YOUR INSTRUCTIONS: Count the lines below that contain the word "matplotlib", and reply with that number alone.

DATA FOR THIS EXERCISE:
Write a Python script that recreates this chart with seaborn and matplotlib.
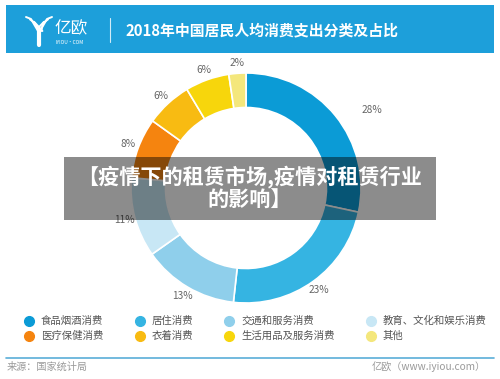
import numpy as np
import seaborn as sns
import matplotlib.pyplot as plt
from matplotlib.patches import Rectangle
from matplotlib.lines import Line2D

# data (slice sizes estimated from the ring, labels as printed)
categories = ["食品烟酒消费", "居住消费", "交通和服务消费", "教育、文化和娱乐消费",
              "医疗保健消费", "衣着消费", "生活用品及服务消费", "其他"]
shares = [28.4, 23.4, 13.5, 11.2, 8.5, 6.5, 6.2, 2.4]
pct_labels = ["28%", "23%", "13%", "11%", "8%", "6%", "6%", "2%"]
colors = ["#0b9bd6", "#35b4e2", "#8fcfeb", "#c8e7f5",
          "#f5840f", "#f8bb12", "#f7d60c", "#f4e77c"]

title = "2018年中国居民人均消费支出分类及占比"
overlay_lines = ["【疫情下的租赁市场,疫情对租赁行业", "的影响】"]
source = "来源：国家统计局"
credit = "亿欧（www.iyiou.com）"

sns.set_theme(style="white")
plt.rcParams["font.family"] = ["Noto Sans CJK SC", "DejaVu Sans"]

W, H = 500, 379
fig = plt.figure(figsize=(W / 100, H / 100), dpi=100)
fig.patch.set_facecolor("white")

# background layer in pixel coordinates
bg = fig.add_axes([0, 0, 1, 1], zorder=0)
bg.set_xlim(0, W)
bg.set_ylim(H, 0)
bg.axis("off")

bg.add_patch(Rectangle((6, 5), 488, 48, color="#1d9fda", lw=0))
# logo (rough)
for dx in (0, 4, 8):
    bg.plot([26 + dx, 31 + dx, 38 + dx * 0.3], [17 + dx * 0.6, 19 + dx, 31], color="white", lw=1.4,
            solid_capstyle="round")
    bg.plot([52 - dx, 47 - dx, 40 + dx * 0.3], [17 + dx * 0.6, 19 + dx, 31], color="white", lw=1.4,
            solid_capstyle="round")
bg.plot([39, 39], [30, 45], color="white", lw=3)
bg.text(54, 29, "亿欧", color="white", fontsize=12, va="center", ha="left")
bg.text(55, 42, "IYIOU·COM", color="white", fontsize=3.5, va="center", ha="left")
bg.plot([110, 110], [18, 42], color="white", lw=0.8, alpha=0.8)
bg.text(126, 30, title, color="white", fontsize=10.7, fontweight="bold", va="center", ha="left")

# legend
legend_x = [29, 140, 229, 371]
legend_y = [321, 336]
for i, (name, c) in enumerate(zip(categories, colors)):
    x = legend_x[i % 4]
    y = legend_y[i // 4]
    bg.add_line(Line2D([x], [y], marker="o", markersize=7, color=c, lw=0))
    bg.text(x + 12, y, name, fontsize=7.5, color="#555555", va="center", ha="left")

# footer
bg.plot([6, 494], [358, 358], color="#5aaed8", lw=1.2)
bg.text(7, 367, source, fontsize=7.3, color="#9a9a9a", va="center", ha="left")
bg.text(486, 367, credit, fontsize=7.3, color="#9a9a9a", va="center", ha="right")

# donut
r_px = 115
cx, cy = 246, 188
half = 1.4 * r_px
ax = fig.add_axes([(cx - half) / W, (H - cy - half) / H, 2 * half / W, 2 * half / H], zorder=1)
ax.patch.set_alpha(0)
wedges, texts = ax.pie(shares, colors=colors, startangle=90, counterclock=False, radius=1,
                       labels=pct_labels, labeldistance=1.09,
                       textprops=dict(fontsize=7.3, color="#666666"),
                       wedgeprops=dict(width=0.3, edgecolor="white", linewidth=1.2))
for w, t in zip(wedges, texts):
    t.set_ha("center")
    t.set_va("center")
# first label sits further out and lower in the reference
mid = np.deg2rad((wedges[0].theta1 + wedges[0].theta2) / 2 - 7)
texts[0].set_position((1.29 * np.cos(mid), 1.29 * np.sin(mid)))
ax.set_xlim(-1.4, 1.4)
ax.set_ylim(-1.4, 1.4)
ax.set_aspect("equal")
ax.axis("off")

# translucent overlay with headline
top = fig.add_axes([0, 0, 1, 1], zorder=2)
top.patch.set_alpha(0)
top.set_xlim(0, W)
top.set_ylim(H, 0)
top.axis("off")
top.add_patch(Rectangle((64, 157), 372, 63, color="black", alpha=0.45, lw=0))
top.text(250, 177, overlay_lines[0], color="white", fontsize=15.2, fontweight="bold",
         va="center", ha="center")
top.text(250, 200, overlay_lines[1], color="white", fontsize=15.2, fontweight="bold",
         va="center", ha="center")

fig.savefig("out.png", dpi=100)
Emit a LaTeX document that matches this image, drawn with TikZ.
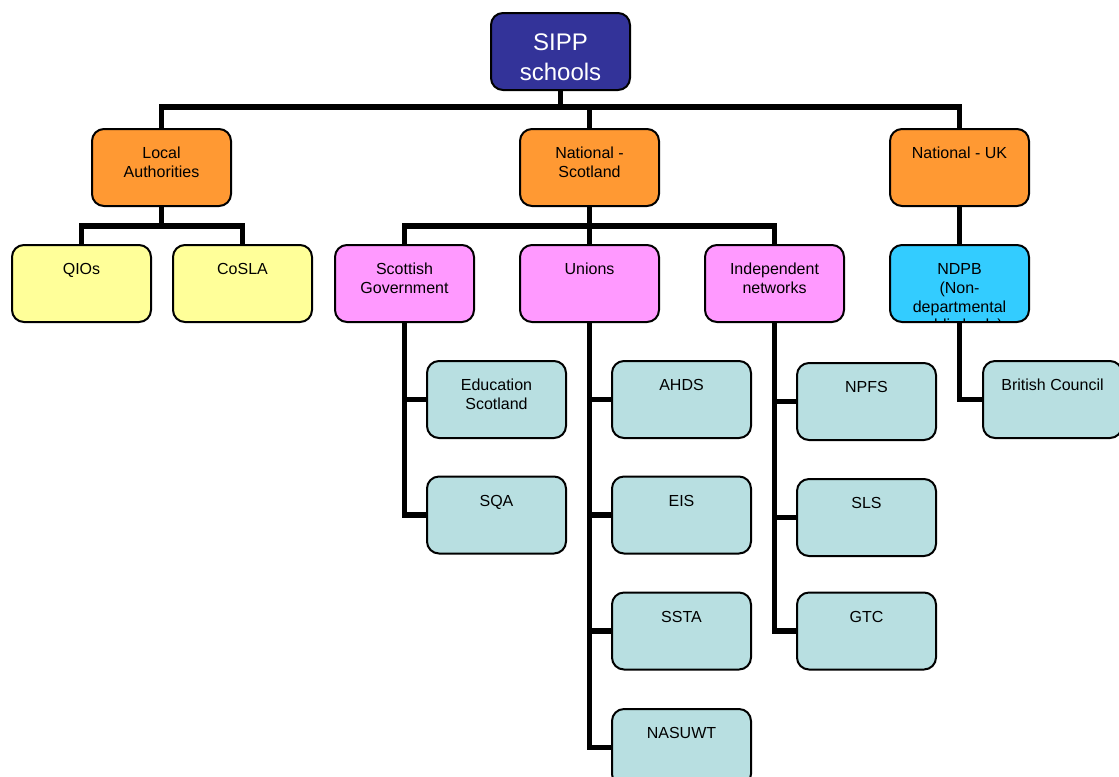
\documentclass[tikz,border=0pt]{standalone}
\usepackage{fontspec}
\setmainfont{Liberation Sans}
\usetikzlibrary{backgrounds}
\definecolor{navy}{HTML}{333399}
\definecolor{orangebox}{HTML}{FF9933}
\definecolor{yellowbox}{HTML}{FFFF99}
\definecolor{pinkbox}{HTML}{FF99FF}
\definecolor{cyanbox}{HTML}{33CCFF}
\definecolor{tealbox}{HTML}{B8DFE1}
\begin{document}
\begin{tikzpicture}[x=0.75pt,y=-0.75pt,
  box/.style={draw=black, line width=1.5pt, rounded corners=9pt,
    minimum width=104.25pt, minimum height=57.75pt, inner sep=0pt},
  lbl/.style={anchor=north, yshift=-14.3pt, inner sep=0pt, align=center,
    font=\fontsize{12}{13.8}\selectfont},
  biglbl/.style={anchor=north, yshift=-16.3pt, inner sep=0pt, align=center,
    text=white, font=\fontsize{18}{22.5}\selectfont},
  conn/.style={line width=4pt, line join=miter, line cap=rect}]
\useasboundingbox (0,0) rectangle (1119,776);
\clip (0,0) rectangle (1119,776);
\coordinate (busA) at (0,107);
\coordinate (busB) at (0,226);
\node[box, fill=navy, label={[biglbl]north:SIPP\\schools}] (sipp) at (560.5,51.5) {};
\node[box, fill=orangebox, label={[lbl]north:Local\\Authorities}] (la) at (161.5,167.5) {};
\node[box, fill=orangebox, label={[lbl]north:National -\\Scotland}] (ns) at (589.5,167.5) {};
\node[box, fill=orangebox, label={[lbl]north:National - UK}] (uk) at (959.5,167.5) {};
\node[box, fill=yellowbox, label={[lbl]north:QIOs}] (qio) at (81.5,283.5) {};
\node[box, fill=yellowbox, label={[lbl]north:CoSLA}] (cosla) at (242.5,283.5) {};
\node[box, fill=pinkbox, label={[lbl]north:Scottish\\Government}] (sg) at (404.5,283.5) {};
\node[box, fill=pinkbox, label={[lbl]north:Unions}] (un) at (589.5,283.5) {};
\node[box, fill=pinkbox, label={[lbl]north:Independent\\networks}] (ind) at (774.5,283.5) {};
\node[box, fill=cyanbox, path picture={\node[lbl, yshift=3.5pt, font=\fontsize{12}{13.9}\selectfont] (ndpbtxt) at (path picture bounding box.north) {NDPB\\(Non-\\departmental\\public body)};}] (ndpb) at (959.5,283.5) {};
\node[box, fill=tealbox, label={[lbl]north:Education\\Scotland}] (es) at (496.5,399.5) {};
\node[box, fill=tealbox, label={[lbl]north:SQA}] (sqa) at (496.5,515) {};
\node[box, fill=tealbox, label={[lbl]north:AHDS}] (ahds) at (681.5,399.5) {};
\node[box, fill=tealbox, label={[lbl]north:EIS}] (eis) at (681.5,515) {};
\node[box, fill=tealbox, label={[lbl]north:SSTA}] (ssta) at (681.5,631) {};
\node[box, fill=tealbox, label={[lbl]north:NASUWT}] (nas) at (681.5,747.5) {};
\node[box, fill=tealbox, label={[lbl]north:NPFS}] (npfs) at (866.5,401.5) {};
\node[box, fill=tealbox, label={[lbl]north:SLS}] (sls) at (866.5,517.5) {};
\node[box, fill=tealbox, label={[lbl]north:GTC}] (gtc) at (866.5,631) {};
\node[box, fill=tealbox, label={[lbl]north:British Council}] (bc) at (1052.5,399.5) {};
\begin{scope}[on background layer]
\draw[conn] (sipp.south) -- (sipp.south |- busA);
\draw[conn] (la.north) -- (la.north |- busA) -- (uk.north |- busA) -- (uk.north);
\draw[conn] (ns.north) -- (ns.north |- busA);
\draw[conn] (la.south) -- (la.south |- busB);
\draw[conn] (qio.north) -- (qio.north |- busB) -- (cosla.north |- busB) -- (cosla.north);
\draw[conn] (ns.south) -- (ns.south |- busB);
\draw[conn] (sg.north) -- (sg.north |- busB) -- (ind.north |- busB) -- (ind.north);
\draw[conn] (un.north) -- (un.north |- busB);
\draw[conn] (uk.south) -- (ndpb.north);
\draw[conn] (sg.south) |- (sqa.west);
\draw[conn] (sg.south |- es.west) -- (es.west);
\draw[conn] (un.south) |- (nas.west);
\draw[conn] (un.south |- ahds.west) -- (ahds.west);
\draw[conn] (un.south |- eis.west) -- (eis.west);
\draw[conn] (un.south |- ssta.west) -- (ssta.west);
\draw[conn] (ind.south) |- (gtc.west);
\draw[conn] (ind.south |- npfs.west) -- (npfs.west);
\draw[conn] (ind.south |- sls.west) -- (sls.west);
\draw[conn] (ndpb.south) |- (bc.west);
\end{scope}
\end{tikzpicture}
\end{document}
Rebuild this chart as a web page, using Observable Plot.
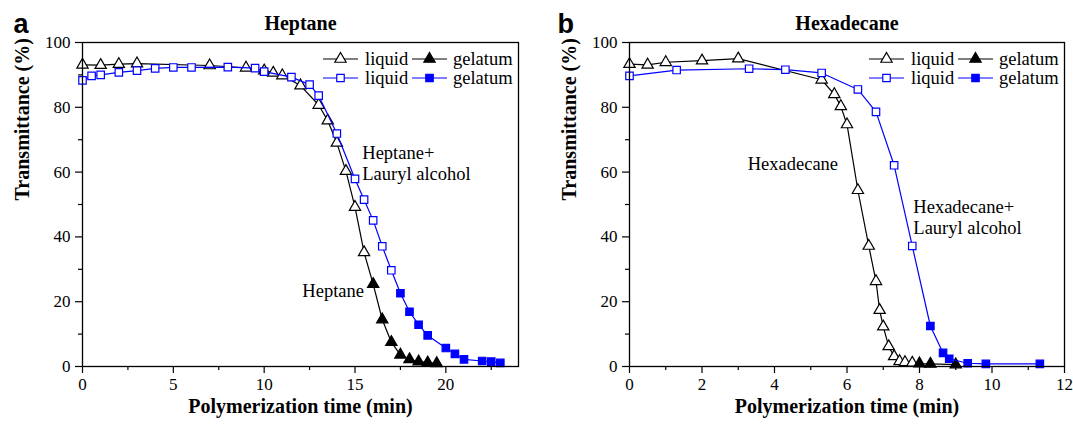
<!DOCTYPE html>
<html><head><meta charset="utf-8">
<script src="https://cdn.jsdelivr.net/npm/d3@7"></script>
<script src="https://cdn.jsdelivr.net/npm/@observablehq/plot@0.6"></script>
<style>
body{margin:0;background:#fff;}
#wrap{position:relative;width:1073px;height:426px;overflow:hidden;}
.panel{position:absolute;top:0;}
</style></head><body><div id="wrap"></div>
<script>
// ---------- data ----------
const heptaneLiquidTime = [0,1,2,3,7,9,10,10.5,11,12,13,13.5,14,14.5,15,15.5];
const heptaneLiquidT    = [93.1,93.0,93.3,93.5,92.9,92.2,91.3,90.6,89.8,86.7,80.7,75.9,69.0,60.3,49.2,35.2];
const heptaneGelTime    = [16,16.5,17,17.5,18,18.5,19,19.5];
const heptaneGelT       = [25.4,14.5,7.5,3.6,2.2,1.5,1.2,1.0];

const heptLauLiquidTime = [0,0.5,1,2,3,4,5,6,8,9.5,10,11.5,12.5,13,14,15,15.5,16,16.5,17];
const heptLauLiquidT    = [88.3,89.7,90.0,90.8,91.3,92.0,92.3,92.3,92.4,92.1,91.0,89.3,87.0,83.6,71.9,57.9,51.5,45.1,37.1,29.7];
const heptLauGelTime    = [17.5,18,18.5,19,20,20.5,21,22,22.5,23];
const heptLauGelT       = [22.6,16.9,12.9,9.6,5.7,3.9,2.2,1.7,1.5,1.1];

const hexLiquidTime = [0,0.5,1,2,3,5.3,5.65,5.83,6,6.3,6.6,6.8,6.9,7,7.15,7.3,7.45,7.6,7.8];
const hexLiquidT    = [93.3,93.1,93.9,94.4,95.0,88.5,84.0,80.3,74.7,54.4,37.2,26.3,17.4,12.3,6.2,3.1,1.6,1.3,1.1];
const hexGelTime    = [8,8.3,9];
const hexGelT       = [0.9,0.8,0.6];

const hexLauLiquidTime = [0,1.3,3.3,4.3,5.3,6.3,6.8,7.3,7.8];
const hexLauLiquidT    = [89.7,91.5,91.9,91.6,90.6,85.5,78.6,62.1,37.2];
const hexLauGelTime    = [8.3,8.65,8.82,9.33,9.83,11.32];
const hexLauGelT       = [12.5,4.2,2.4,1.0,0.8,0.8];

// ticks & labels
const yMajor = [0,20,40,60,80,100];
const yMinor = [10,30,50,70,90];
const aXMajor = [0,5,10,15,20];
const aXMinor = [2.5,7.5,12.5,17.5,22.5];
const bXMajor = [0,2,4,6,8,10,12];
const bXMinor = [1,3,5,7,9,11];
const panelLetters = ["a","b"];
const panelTitles = ["Heptane","Hexadecane"];
const xLabel = "Polymerization time (min)";
const yLabel = "Transmittance (%)";
const legendLabels = ["liquid","gelatum"];
const annotA = [
  {x:15.4, y:65.9, text:"Heptane+"},
  {x:15.4, y:59.5, text:"Lauryl alcohol"},
  {x:12.1, y:23.2, text:"Heptane"}
];
const annotB = [
  {x:3.26, y:62.5, text:"Hexadecane"},
  {x:7.83, y:49.2, text:"Hexadecane+"},
  {x:7.83, y:42.7, text:"Lauryl alcohol"}
];

const BLUE = "#0000ff";
const SERIF = "Liberation Serif";
const SANS = "Liberation Sans";
const TRI_R = 4.2, SQ_R = 4.2;

function rows(tx, ty, state){ return tx.map((x,i)=>({x, y: ty[i], state})); }

function seriesMarks(liqX, liqY, gelX, gelY, color, symbol){
  const liq = rows(liqX, liqY, "liquid");
  const gel = rows(gelX, gelY, "gelatum");
  const all = liq.concat(gel);
  return [
    Plot.line(all, {x:"x", y:"y", stroke: color, strokeWidth: 1.2}),
    Plot.dot(liq, {x:"x", y:"y", symbol, r: symbol==="triangle"?TRI_R:SQ_R, stroke: color, strokeWidth: 1.2, fill: "white"}),
    Plot.dot(gel, {x:"x", y:"y", symbol, r: symbol==="triangle"?TRI_R:SQ_R, stroke: color, strokeWidth: 1.2, fill: color})
  ];
}

function panel(opts){
  const {width, marginLeft, marginRight, xDomain, xMajor, xMinor, letter, letterDx, title, annots, series} = opts;
  const svg = Plot.plot({
    width, height: 426, marginLeft, marginRight, marginTop: 42, marginBottom: 60,
    x: {domain: xDomain}, y: {domain: [0,100]},
    style: {fontFamily: SERIF, fontSize: "17px", color: "black", background: "white", overflow: "visible"},
    marks: [
      Plot.axisX(xMajor, {tickSize: 7, tickFormat: () => "", label: null, strokeWidth: 1.2}),
      Plot.axisX(xMinor, {tickSize: 4, tickFormat: () => "", label: null, strokeWidth: 1.2}),
      Plot.axisY(yMajor, {tickSize: 7, tickFormat: () => "", label: null, strokeWidth: 1.2}),
      Plot.axisY(yMinor, {tickSize: 4, tickFormat: () => "", label: null, strokeWidth: 1.2}),
      Plot.text(xMajor, {x: d=>d, frameAnchor: "bottom", dy: 11, lineAnchor: "top", text: d=>String(d), fontFamily: SERIF, fontSize: 17, fill: "black"}),
      Plot.text(yMajor, {y: d=>d, frameAnchor: "left", dx: -12, textAnchor: "end", text: d=>String(d), fontFamily: SERIF, fontSize: 17, fill: "black"}),
      ...series,
      Plot.frame({stroke: "black", strokeWidth: 1.3}),
      Plot.text(annots, {x:"x", y:"y", text:"text", textAnchor:"start", fontSize: 18.5, fontFamily: SERIF, fill:"black"}),
      Plot.text([xLabel], {frameAnchor:"bottom", dy: 46, text: d=>d, fontWeight:"bold", fontSize: 20, fontFamily: SERIF}),
      Plot.text([yLabel], {frameAnchor:"left", dx: -60, dy: -4, rotate: -90, text: d=>d, fontWeight:"bold", fontSize: 20, fontFamily: SERIF}),
      Plot.text([title], {frameAnchor:"top", dy: -13, lineAnchor:"bottom", text: d=>d, fontWeight:"bold", fontSize: 20, fontFamily: SERIF}),
      Plot.text([letter], {frameAnchor:"top-left", dx: letterDx, dy: -10, lineAnchor:"bottom", textAnchor:"start", text: d=>d, fontFamily: SANS, fontWeight:"bold", fontSize: 27})
    ]
  });
  // legend inside frame, top-right
  const right = width - marginRight;
  const g = d3.select(svg).append("g").attr("font-family", SERIF).attr("font-size", 18.5).attr("text-anchor", "start");
  const legendRows = [{color:"black", sym: d3.symbolTriangle, r: TRI_R, y: 59},
                      {color: BLUE, sym: d3.symbolSquare, r: SQ_R, y: 78}];
  legendRows.forEach(row => {
    const cols = [{x0: right-195, x1: right-160, text: right-153, fill:"white", label: legendLabels[0]},
                  {x0: right-106, x1: right-71, text: right-65, fill: row.color, label: legendLabels[1]}];
    cols.forEach(c => {
      g.append("line").attr("x1", c.x0).attr("x2", c.x1).attr("y1", row.y).attr("y2", row.y)
        .attr("stroke", row.color).attr("stroke-width", 1.2);
      g.append("path").attr("d", d3.symbol(row.sym, Math.PI*row.r*row.r)())
        .attr("transform", `translate(${(c.x0+c.x1)/2},${row.y})`)
        .attr("stroke", row.color).attr("stroke-width", 1.2).attr("fill", c.fill);
      g.append("text").attr("x", c.text).attr("y", row.y).attr("dy", "0.32em")
        .attr("text-anchor", "start").attr("fill", "black").text(c.label);
    });
  });
  return svg;
}

const wrap = document.getElementById("wrap");
const a = panel({
  width: 537, marginLeft: 82, marginRight: 19, xDomain: [0,24], xMajor: aXMajor, xMinor: aXMinor,
  letter: panelLetters[0], letterDx: -69, title: panelTitles[0], annots: annotA,
  series: [
    ...seriesMarks(heptaneLiquidTime, heptaneLiquidT, heptaneGelTime, heptaneGelT, "black", "triangle"),
    ...seriesMarks(heptLauLiquidTime, heptLauLiquidT, heptLauGelTime, heptLauGelT, BLUE, "square")
  ]
});
const b = panel({
  width: 537, marginLeft: 93, marginRight: 9, xDomain: [0,12], xMajor: bXMajor, xMinor: bXMinor,
  letter: panelLetters[1], letterDx: -72, title: panelTitles[1], annots: annotB,
  series: [
    ...seriesMarks(hexLiquidTime, hexLiquidT, hexGelTime, hexGelT, "black", "triangle"),
    ...seriesMarks(hexLauLiquidTime, hexLauLiquidT, hexLauGelTime, hexLauGelT, BLUE, "square")
  ]
});
const da = document.createElement("div"); da.className="panel"; da.style.left="0px"; da.appendChild(a);
const db = document.createElement("div"); db.className="panel"; db.style.left="536px"; db.appendChild(b);
wrap.appendChild(da); wrap.appendChild(db);
</script></body></html>
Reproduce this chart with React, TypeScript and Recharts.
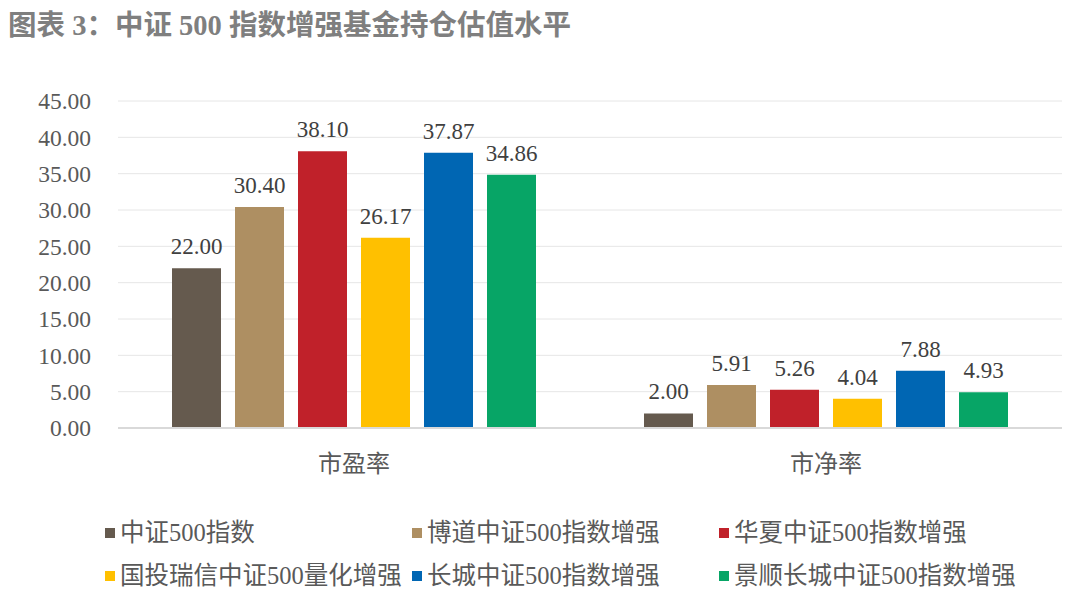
import { Bar, BarChart, CartesianGrid, LabelList, XAxis, YAxis } from "recharts";

const categories = ["市盈率", "市净率"];
const seriesNames = [
  "中证500指数",
  "博道中证500指数增强",
  "华夏中证500指数增强",
  "国投瑞信中证500量化增强",
  "长城中证500指数增强",
  "景顺长城中证500指数增强",
];
const csi500 = [22.0, 2.0];
const bodao = [30.4, 5.91];
const huaxia = [38.1, 5.26];
const guotou = [26.17, 4.04];
const changcheng = [37.87, 7.88];
const jingshun = [34.86, 4.93];
const yTicks = [0, 5, 10, 15, 20, 25, 30, 35, 40, 45];

const seriesValues = [csi500, bodao, huaxia, guotou, changcheng, jingshun];
const colors = ["#655A4E", "#AE8F62", "#C0212A", "#FFC000", "#0066B3", "#07A566"];

const data = categories.map((name, i) => {
  const row: Record<string, string | number> = { name };
  seriesNames.forEach((s, j) => {
    row[s] = seriesValues[j][i];
  });
  return row;
});

const font = '"Liberation Serif", "Noto Sans CJK SC", serif';

export default function App() {
  return (
    <div
      style={{
        position: "absolute",
        left: 0,
        top: 0,
        width: 1079,
        height: 609,
        background: "#fff",
        fontFamily: font,
      }}
    >
      <div
        style={{
          position: "absolute",
          left: 8,
          top: 9,
          fontSize: 28.5,
          fontWeight: "bold",
          color: "#7F7F7F",
          lineHeight: "34px",
          whiteSpace: "nowrap",
        }}
      >
        图表 3：中证 500 指数增强基金持仓估值水平
      </div>
      <BarChart
        width={1079}
        height={500}
        data={data}
        margin={{ top: 101, right: 17, left: 0, bottom: 0 }}
        barCategoryGap={54}
        barGap={14}
        style={{ position: "absolute", left: 0, top: 0 }}
      >
        <CartesianGrid vertical={false} stroke="#E6E6E6" />
        <XAxis
          dataKey="name"
          height={72}
          tickLine={false}
          tickSize={0}
          tickMargin={27}
          axisLine={{ stroke: "#D9D9D9", strokeWidth: 2 }}
          tick={{ fill: "#595959", fontSize: 24, fontFamily: font }}
        />
        <YAxis
          width={118}
          domain={[0, 45]}
          ticks={yTicks}
          interval={0}
          tickFormatter={(v: number) => v.toFixed(2)}
          axisLine={false}
          tickLine={false}
          tickSize={0}
          tickMargin={27}
          tick={{ fill: "#595959", fontSize: 23.5, fontFamily: font }}
        />
        {seriesNames.map((s, j) => (
          <Bar key={s} dataKey={s} fill={colors[j]} isAnimationActive={false}>
            <LabelList
              dataKey={s}
              position="top"
              offset={14}
              formatter={(v: number) => Number(v).toFixed(2)}
              style={{ fill: "#404040", fontSize: 23, fontFamily: font }}
            />
          </Bar>
        ))}
      </BarChart>
      <div
        style={{
          position: "absolute",
          left: 105,
          top: 516,
          width: 960,
          display: "grid",
          gridTemplateColumns: "307px 307px 340px",
          rowGap: 9,
          fontSize: 24.5,
          color: "#595959",
          lineHeight: "34px",
        }}
      >
        {seriesNames.map((s, j) => (
          <div key={s} style={{ display: "flex", alignItems: "center", whiteSpace: "nowrap" }}>
            <span
              style={{
                display: "inline-block",
                width: 10,
                height: 10,
                background: colors[j],
                marginRight: 5,
              }}
            />
            {s}
          </div>
        ))}
      </div>
    </div>
  );
}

PROBLEM SOLUTION: 4